Dokuzuncu sınıf öğrencilerinin Temel Dini Bilgiler Dersine giriyorum. Çocuklar cıvıl cıvıl, şen şakrak,yerlerinde duramıyorlar. Derse başlayınca kendilerine bir teklifte bulundum. Dedim ki “ Çocuklar biliyorsunuz Kutlu Doğum Haftası içindeyiz ve yarın 20 Nisan. Resulullah Efendimizin miladi takvime göre dünyayı şereflendirdiği gün. İster misiniz biz de yarınki dersimizde Efendimizin doğumunu kutlayalım?…
Ertesi gün derse girdiğimde gördüm ki çocuklar sınıfı balonlarla ve renkli kağıtlarla süslemişler, bana bakarken sevinçle gözlerinin içi parlıyordu. Bu kadar da değil, kızlar evlerinde Efendimizin hürmetine üç sınıfa yetecek kadar kek, poğaça, börek hazırlamış ve aralarında para toplayıp meşrubat satın almışlar.
Sınıfça Yasin-i Şerifler okundu, salavatlar getirildi, Efendimizi yad eden konuşmalar yapıldı, dualar edilip ikramlar paylaşıldı. Memleketimizin her tarafında ve bütün dünyada olduğu gibi bu güzel yavrular kendi gönüllerinin yüceliğiyle mütevazi bir sevgi ve hürmet sunumu yaptılar. Bu günün anısına Efendimizin doğumunu anlattığımda gözlerden tertemiz damlaların döküldüğünü ve Efendimize sevdanın kök saldığını gördüm…
Ey Efendim!
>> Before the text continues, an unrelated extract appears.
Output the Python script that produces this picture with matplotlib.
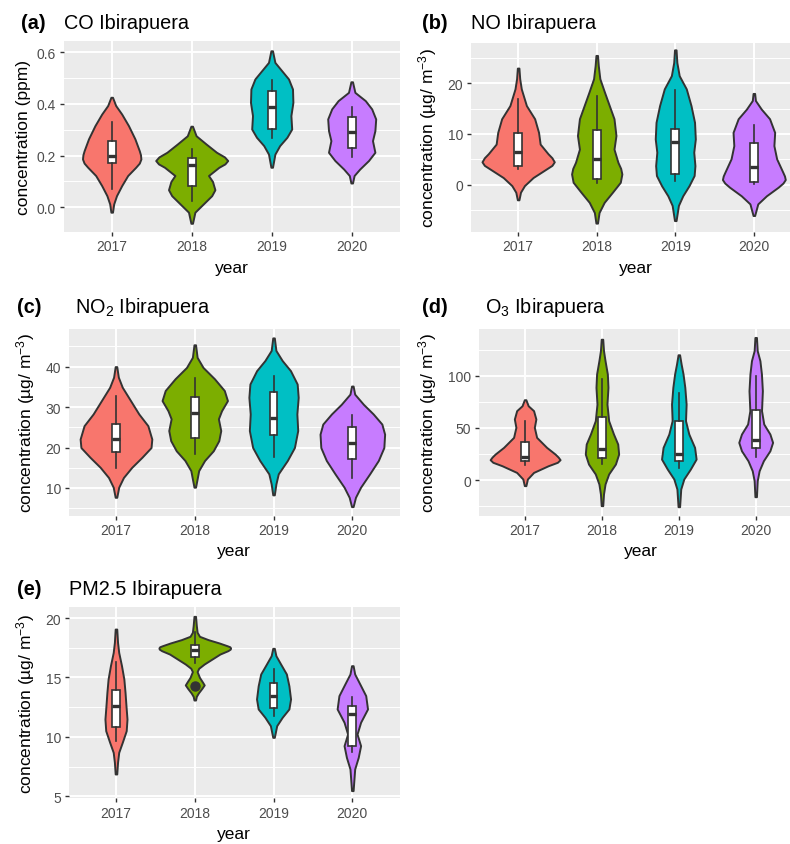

Bu ne aşktır, bu nasıl muhabbettir, bu nasıl hürmettir ki her memlekette, her yaştan, her ırktan, hem kadınlardan, hem erkeklerden, her şeyinden senin için vazgeçen takipçilerin var!
Bu ne bağlılıktır ki mübarek ismini duydukça sağ elini kalbine götürüp hürmetle salavat getirenlerin, Ellerinde tesbihleri her gün yüz binlerce salavat gönderenlerin var.
Bu ne cazibedir ki her yıl, her ay dünyanın her tarafından yaşlı gözlerle sana koşanların, istemeye istemeye veda edip, “Rabbim en kısa zamanda yine gelmeyi nasip eyle” diyenlerin var.
Ayağını bastığın yerde toz, gölgelendiğin yerde dal, giydiğin elbisede ilmik, tuttuğun kabzada işleme, bineğinde eğer, kapında Kıtmir olmayı arzulayan ümmetin var.
Ey En Sevgili! Dualarda her zaman hep sen varsın, naatlarda sen. En güzel şiirler hep senin için yazıldı, satırlarda en çok hep sen yad edildin. Aşklar, sevdalar, hasretler sönerken; aşıkların sana olan sevdası daha da arttı. Sana kavuşanlar hasretini söndüremedi, kavuştukça hasret dağlar olup sinelerden taştı…
Allah’a şükürler olsun, Anadolu şehirleri dolu dolu kutlu doğumunu yaşıyor. Salonlara sığmayan ümmet, meydanlarda binler olup Efendimize sevdasını arz ediyor. Unutulan sünnetler yaşayan sünnet oluyor.
Kutlu doğum haftası vesilesiyle hazırlanmış afişlerde insanlık ona muhtaç yazıyor. İnsanlık her zaman O’na muhtaç.Takip edilecek yol O’nun yolu, takip edilecek iz, O’nun izi.
Bugün insanlık iç buhranlarından kurtulmak, huzuru, kardeşliği, sevgiyi, hoşgörüyü, insana saygıyı, milletine hizmeti arıyorsa Efendimizi takip etmeli. Kuran O’nu takip etmemizi istiyor.
“Resulümün verdiğini alın, yasakladığından da sakının!” [Haşr 7]
”O, [Resulüm] vahiyden başkasını söylemez” [Necm 3,4]
”Resulüme uyun ki, doğru yolu bulun!” [Araf 158, Nur 54]
”Resule itaat eden, ALLAHa itaat etmiş olur” [Nisa 80]
İnsanlık çaresizliğine çare arayacaksa, eşitliği, hakkı hukuku başka yerlerde, dünün Yunan’ında, bugünün Avrupa’sında, Amerika’sında aramasın. Medine Medeniyetine baksın. Gerçek eşitliği, gerçek sevgiyi, gerçek kardeşliği, tahammülü değil gerçek hoşgörüyü, insanlığa hizmeti orada görecektir.